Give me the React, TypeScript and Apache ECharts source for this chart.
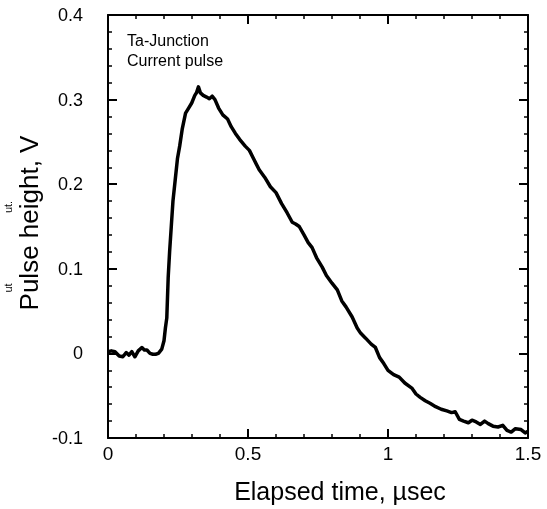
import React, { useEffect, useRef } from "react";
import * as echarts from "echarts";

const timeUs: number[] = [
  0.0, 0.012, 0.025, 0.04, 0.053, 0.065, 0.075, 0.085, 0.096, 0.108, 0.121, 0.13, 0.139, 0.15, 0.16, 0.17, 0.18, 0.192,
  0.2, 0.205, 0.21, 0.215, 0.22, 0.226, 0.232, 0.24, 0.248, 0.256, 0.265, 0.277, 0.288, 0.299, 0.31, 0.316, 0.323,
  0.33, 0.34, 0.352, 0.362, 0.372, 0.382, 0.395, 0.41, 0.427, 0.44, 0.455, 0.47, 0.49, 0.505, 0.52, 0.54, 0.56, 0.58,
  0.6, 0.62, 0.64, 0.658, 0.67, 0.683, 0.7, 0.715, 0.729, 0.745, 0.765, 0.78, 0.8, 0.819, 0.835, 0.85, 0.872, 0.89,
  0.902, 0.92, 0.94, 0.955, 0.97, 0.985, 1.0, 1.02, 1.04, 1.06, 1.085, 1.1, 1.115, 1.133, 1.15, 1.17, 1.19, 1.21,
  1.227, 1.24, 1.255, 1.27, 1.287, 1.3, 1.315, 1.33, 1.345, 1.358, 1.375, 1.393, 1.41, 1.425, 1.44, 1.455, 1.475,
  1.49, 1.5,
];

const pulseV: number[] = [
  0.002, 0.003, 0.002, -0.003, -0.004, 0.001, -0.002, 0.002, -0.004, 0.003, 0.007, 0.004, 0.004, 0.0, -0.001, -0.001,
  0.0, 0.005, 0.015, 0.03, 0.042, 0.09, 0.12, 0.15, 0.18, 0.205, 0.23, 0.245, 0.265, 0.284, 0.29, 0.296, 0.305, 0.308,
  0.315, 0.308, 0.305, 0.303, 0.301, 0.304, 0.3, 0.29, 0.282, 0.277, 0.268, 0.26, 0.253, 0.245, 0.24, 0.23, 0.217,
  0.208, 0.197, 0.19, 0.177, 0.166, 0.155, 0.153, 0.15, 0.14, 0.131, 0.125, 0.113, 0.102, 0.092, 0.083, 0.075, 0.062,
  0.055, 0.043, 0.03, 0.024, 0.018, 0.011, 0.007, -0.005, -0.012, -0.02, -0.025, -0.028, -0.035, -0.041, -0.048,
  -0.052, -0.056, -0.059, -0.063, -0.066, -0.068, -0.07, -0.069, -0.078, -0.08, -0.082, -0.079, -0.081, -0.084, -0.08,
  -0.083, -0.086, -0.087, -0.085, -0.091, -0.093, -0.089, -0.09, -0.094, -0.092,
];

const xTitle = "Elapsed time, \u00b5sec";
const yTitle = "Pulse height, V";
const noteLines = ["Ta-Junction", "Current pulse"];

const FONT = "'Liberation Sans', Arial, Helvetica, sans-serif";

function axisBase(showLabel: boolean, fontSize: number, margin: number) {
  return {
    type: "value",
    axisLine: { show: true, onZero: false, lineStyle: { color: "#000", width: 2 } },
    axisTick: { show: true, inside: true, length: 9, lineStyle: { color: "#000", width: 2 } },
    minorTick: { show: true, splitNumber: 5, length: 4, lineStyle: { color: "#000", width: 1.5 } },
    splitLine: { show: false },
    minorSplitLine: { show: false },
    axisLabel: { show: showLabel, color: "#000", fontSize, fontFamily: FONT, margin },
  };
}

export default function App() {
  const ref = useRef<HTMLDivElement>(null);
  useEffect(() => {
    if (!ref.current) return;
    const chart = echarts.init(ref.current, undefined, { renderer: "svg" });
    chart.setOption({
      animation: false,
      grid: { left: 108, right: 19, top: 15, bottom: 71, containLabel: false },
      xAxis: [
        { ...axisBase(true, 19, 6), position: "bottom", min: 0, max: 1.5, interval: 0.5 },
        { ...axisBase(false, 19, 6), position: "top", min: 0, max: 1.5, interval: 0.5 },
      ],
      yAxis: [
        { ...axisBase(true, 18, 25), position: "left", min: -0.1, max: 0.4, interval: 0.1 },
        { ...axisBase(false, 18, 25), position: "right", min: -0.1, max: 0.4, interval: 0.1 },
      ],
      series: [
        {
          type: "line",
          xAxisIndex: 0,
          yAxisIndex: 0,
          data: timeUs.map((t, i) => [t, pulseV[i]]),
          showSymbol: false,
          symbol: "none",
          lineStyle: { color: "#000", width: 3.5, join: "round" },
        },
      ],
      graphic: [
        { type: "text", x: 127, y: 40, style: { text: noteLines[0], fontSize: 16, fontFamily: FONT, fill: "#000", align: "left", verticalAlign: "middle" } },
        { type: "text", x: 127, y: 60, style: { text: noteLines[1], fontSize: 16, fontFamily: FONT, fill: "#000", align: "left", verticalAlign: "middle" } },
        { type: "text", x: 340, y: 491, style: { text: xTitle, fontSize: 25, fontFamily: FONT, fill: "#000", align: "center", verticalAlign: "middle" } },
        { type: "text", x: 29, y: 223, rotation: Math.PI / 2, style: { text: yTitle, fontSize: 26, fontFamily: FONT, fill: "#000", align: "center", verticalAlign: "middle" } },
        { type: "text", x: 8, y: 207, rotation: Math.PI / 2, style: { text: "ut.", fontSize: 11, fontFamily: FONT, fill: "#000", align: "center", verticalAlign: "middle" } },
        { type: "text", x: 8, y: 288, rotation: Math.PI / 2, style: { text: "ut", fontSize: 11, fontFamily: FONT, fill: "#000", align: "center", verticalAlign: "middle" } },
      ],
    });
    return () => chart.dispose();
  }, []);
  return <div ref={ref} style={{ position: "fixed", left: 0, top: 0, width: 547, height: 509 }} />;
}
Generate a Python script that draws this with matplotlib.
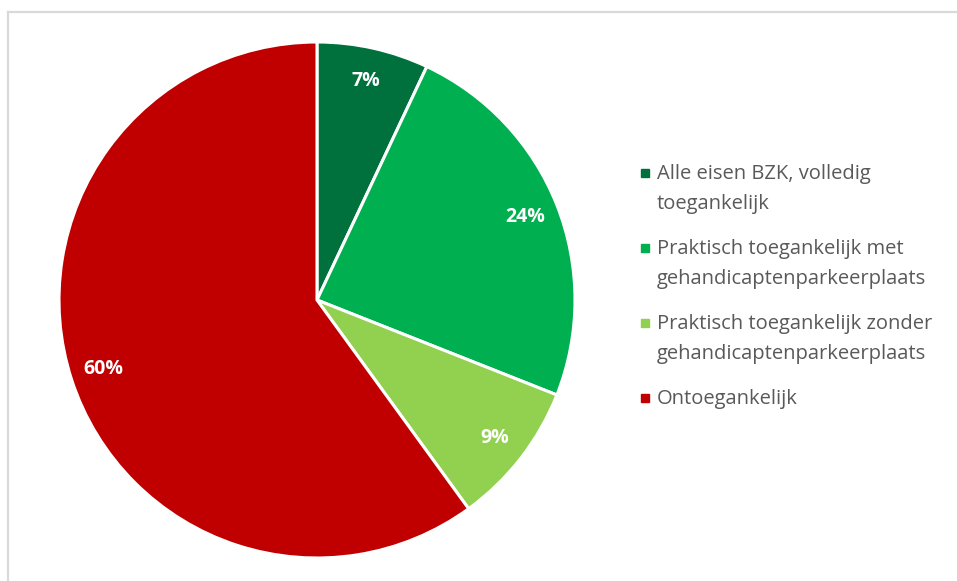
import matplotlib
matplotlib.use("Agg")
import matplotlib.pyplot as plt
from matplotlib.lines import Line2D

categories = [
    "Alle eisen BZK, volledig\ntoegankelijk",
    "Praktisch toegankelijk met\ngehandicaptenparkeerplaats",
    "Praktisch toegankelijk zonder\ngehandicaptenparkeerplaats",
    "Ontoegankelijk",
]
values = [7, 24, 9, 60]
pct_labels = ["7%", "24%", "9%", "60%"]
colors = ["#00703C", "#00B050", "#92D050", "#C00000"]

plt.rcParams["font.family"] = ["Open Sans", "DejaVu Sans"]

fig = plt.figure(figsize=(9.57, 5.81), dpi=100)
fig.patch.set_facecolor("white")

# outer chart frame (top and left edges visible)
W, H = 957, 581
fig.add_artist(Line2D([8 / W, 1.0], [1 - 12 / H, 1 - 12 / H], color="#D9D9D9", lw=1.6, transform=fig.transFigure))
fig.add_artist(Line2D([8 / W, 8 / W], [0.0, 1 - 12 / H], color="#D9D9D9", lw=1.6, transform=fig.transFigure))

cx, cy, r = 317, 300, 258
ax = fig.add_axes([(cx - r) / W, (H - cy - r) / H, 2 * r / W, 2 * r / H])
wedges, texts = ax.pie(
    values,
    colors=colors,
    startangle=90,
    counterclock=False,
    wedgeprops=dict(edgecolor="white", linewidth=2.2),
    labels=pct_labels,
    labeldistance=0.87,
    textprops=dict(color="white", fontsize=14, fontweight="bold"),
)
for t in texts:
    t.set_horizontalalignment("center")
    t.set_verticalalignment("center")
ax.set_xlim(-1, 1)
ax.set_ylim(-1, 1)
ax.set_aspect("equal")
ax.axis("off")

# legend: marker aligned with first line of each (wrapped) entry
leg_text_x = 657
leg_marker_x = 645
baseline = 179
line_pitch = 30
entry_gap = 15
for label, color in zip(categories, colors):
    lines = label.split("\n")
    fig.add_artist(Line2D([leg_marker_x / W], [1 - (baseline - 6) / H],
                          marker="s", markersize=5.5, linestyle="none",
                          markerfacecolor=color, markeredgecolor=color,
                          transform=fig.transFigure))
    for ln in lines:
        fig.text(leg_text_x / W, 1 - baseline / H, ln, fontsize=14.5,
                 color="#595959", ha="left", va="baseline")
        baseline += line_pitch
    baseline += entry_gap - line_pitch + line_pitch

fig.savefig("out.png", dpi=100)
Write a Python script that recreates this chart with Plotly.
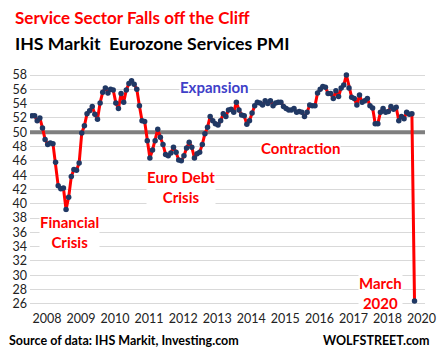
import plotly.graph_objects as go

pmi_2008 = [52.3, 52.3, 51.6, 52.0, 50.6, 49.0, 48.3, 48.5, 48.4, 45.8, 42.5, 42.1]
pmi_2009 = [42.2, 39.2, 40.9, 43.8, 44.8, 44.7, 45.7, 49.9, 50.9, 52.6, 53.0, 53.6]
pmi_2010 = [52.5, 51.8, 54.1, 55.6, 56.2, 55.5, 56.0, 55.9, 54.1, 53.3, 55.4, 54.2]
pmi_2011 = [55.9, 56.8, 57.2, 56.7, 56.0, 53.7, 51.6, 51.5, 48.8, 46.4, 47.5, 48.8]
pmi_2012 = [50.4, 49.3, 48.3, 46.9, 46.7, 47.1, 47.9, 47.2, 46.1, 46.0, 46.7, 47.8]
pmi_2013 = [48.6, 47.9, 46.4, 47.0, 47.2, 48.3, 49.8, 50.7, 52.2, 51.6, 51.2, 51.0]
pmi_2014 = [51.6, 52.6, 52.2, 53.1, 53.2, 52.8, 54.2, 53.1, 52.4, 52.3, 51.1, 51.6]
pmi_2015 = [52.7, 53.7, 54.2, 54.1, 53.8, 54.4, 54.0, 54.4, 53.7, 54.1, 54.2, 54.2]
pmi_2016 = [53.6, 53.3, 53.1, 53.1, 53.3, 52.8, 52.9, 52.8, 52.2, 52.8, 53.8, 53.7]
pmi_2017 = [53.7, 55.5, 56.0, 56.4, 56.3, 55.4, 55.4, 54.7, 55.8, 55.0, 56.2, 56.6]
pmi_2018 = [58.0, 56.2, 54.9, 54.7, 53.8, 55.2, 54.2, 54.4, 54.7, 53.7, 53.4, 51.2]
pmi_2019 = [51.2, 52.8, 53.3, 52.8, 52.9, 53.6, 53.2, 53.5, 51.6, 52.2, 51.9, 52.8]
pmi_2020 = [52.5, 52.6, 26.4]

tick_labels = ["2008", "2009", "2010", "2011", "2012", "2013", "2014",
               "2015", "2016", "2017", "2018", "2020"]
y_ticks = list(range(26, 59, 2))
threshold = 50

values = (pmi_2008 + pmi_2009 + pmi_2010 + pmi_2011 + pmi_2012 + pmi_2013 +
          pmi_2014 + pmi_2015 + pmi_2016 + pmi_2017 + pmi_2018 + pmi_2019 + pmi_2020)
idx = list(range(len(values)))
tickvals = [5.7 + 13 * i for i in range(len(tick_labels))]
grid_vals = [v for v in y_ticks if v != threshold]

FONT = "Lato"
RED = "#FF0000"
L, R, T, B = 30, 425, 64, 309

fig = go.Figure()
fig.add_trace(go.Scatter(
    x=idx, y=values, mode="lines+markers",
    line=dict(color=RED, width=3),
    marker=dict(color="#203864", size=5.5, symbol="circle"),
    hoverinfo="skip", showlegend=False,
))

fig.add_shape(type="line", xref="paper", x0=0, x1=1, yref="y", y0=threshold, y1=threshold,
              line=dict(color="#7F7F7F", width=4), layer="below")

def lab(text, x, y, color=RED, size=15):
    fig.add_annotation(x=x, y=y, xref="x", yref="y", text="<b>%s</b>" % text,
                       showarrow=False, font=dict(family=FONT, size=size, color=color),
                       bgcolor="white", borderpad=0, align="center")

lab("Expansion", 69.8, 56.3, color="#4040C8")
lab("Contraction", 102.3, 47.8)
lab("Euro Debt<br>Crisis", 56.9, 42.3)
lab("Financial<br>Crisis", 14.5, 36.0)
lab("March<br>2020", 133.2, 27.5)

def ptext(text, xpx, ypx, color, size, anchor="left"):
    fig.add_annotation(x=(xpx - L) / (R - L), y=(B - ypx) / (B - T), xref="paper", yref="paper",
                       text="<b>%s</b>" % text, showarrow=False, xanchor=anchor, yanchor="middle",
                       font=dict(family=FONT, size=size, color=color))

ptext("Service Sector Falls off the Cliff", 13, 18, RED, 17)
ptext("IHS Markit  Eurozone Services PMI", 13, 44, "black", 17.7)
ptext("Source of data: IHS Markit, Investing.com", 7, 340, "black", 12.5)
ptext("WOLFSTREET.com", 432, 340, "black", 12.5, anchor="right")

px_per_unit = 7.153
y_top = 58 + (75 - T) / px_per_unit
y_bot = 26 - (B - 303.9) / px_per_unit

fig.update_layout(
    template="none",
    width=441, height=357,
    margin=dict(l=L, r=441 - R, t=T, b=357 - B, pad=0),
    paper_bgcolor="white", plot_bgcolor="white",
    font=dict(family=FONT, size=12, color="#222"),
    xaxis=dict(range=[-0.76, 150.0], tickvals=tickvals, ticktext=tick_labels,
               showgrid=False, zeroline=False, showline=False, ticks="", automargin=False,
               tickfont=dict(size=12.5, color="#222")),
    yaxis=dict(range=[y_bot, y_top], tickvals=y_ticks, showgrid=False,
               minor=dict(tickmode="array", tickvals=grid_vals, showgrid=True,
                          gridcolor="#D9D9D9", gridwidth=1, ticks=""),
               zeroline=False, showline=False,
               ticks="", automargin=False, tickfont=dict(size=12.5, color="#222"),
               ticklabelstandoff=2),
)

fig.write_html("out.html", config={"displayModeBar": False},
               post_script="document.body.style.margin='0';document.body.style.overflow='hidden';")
+++
EXERCISE AIM: Word for word, restate the lines beginning with the one that has "Generate a Python" and ending with the one that has "from matplotlib.lines import Line2D". Keep both ends and skip any pictures.

EXERCISE ANSWER:
Generate a Python script that draws this with matplotlib.
import matplotlib
matplotlib.use("Agg")
import matplotlib.pyplot as plt
from matplotlib.lines import Line2D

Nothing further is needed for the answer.